By Veronica Salde Beily
You say Argentina…and any tourist would probably bring to his/her mind different icons that have made my country world famous.
Tango, football, and the beef among the most renowned things we Argentineans are famous for…maybe unconsciously the way we want to be known all over the world.
This time I’d like to talk about tango, the typical music from Argentina.
Tango developed around 1850 and 1880 along with the formation of dwelling conglomerates –conventillos- around the young city of Buenos Aires. At the beginning it had a bad reputation among the higher classes in Argentina as it was considered music for the poor. Those who lived in those typical conventillos, peasants from inland, European immigrants and porteños -locals from Buenos Aires- made up a new social class.
The “badoneon”- like a large accordion - was the first instrument through which tango started to be played.

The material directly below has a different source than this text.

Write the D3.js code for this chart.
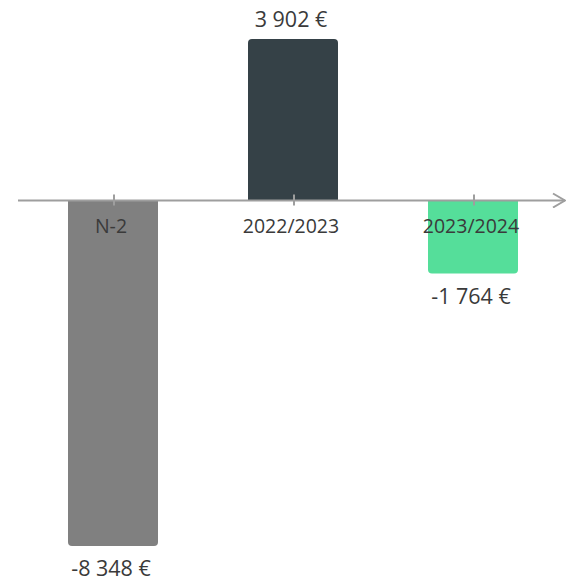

The young of those times made tango their music and it began to be heard on bars. It was a particular melody ideally invented to be enjoyed and danced. Then, tango began to be played and heard almost in every corner of Buenos Aires, little by little it stopped being regarded as music of the lower classes.
Tango spread worldwide early in the 1900s when wealthy sons of the Argentine society families made their way to Europe to study and introduced this unique and original type of music into the high European society. Around 1920, the tango had become an international phenomenon in the most important world capitals: New York, London and Paris.
Most tango lyrics talk about the typical nostalgia experienced by immigrants of those times, the loneliness of the porteño, the lost love, the lack of luck and money among the most mentioned.
Tango started to call the attention of different sectors of society. Finally, as in every dance you can find the dancers. Tango dancers’ attitude is appealing; the twists and slides they make while dancing. Dancers never loose eye contact. They seduce each other at the same time they seduce the audience…but that’ll be another post.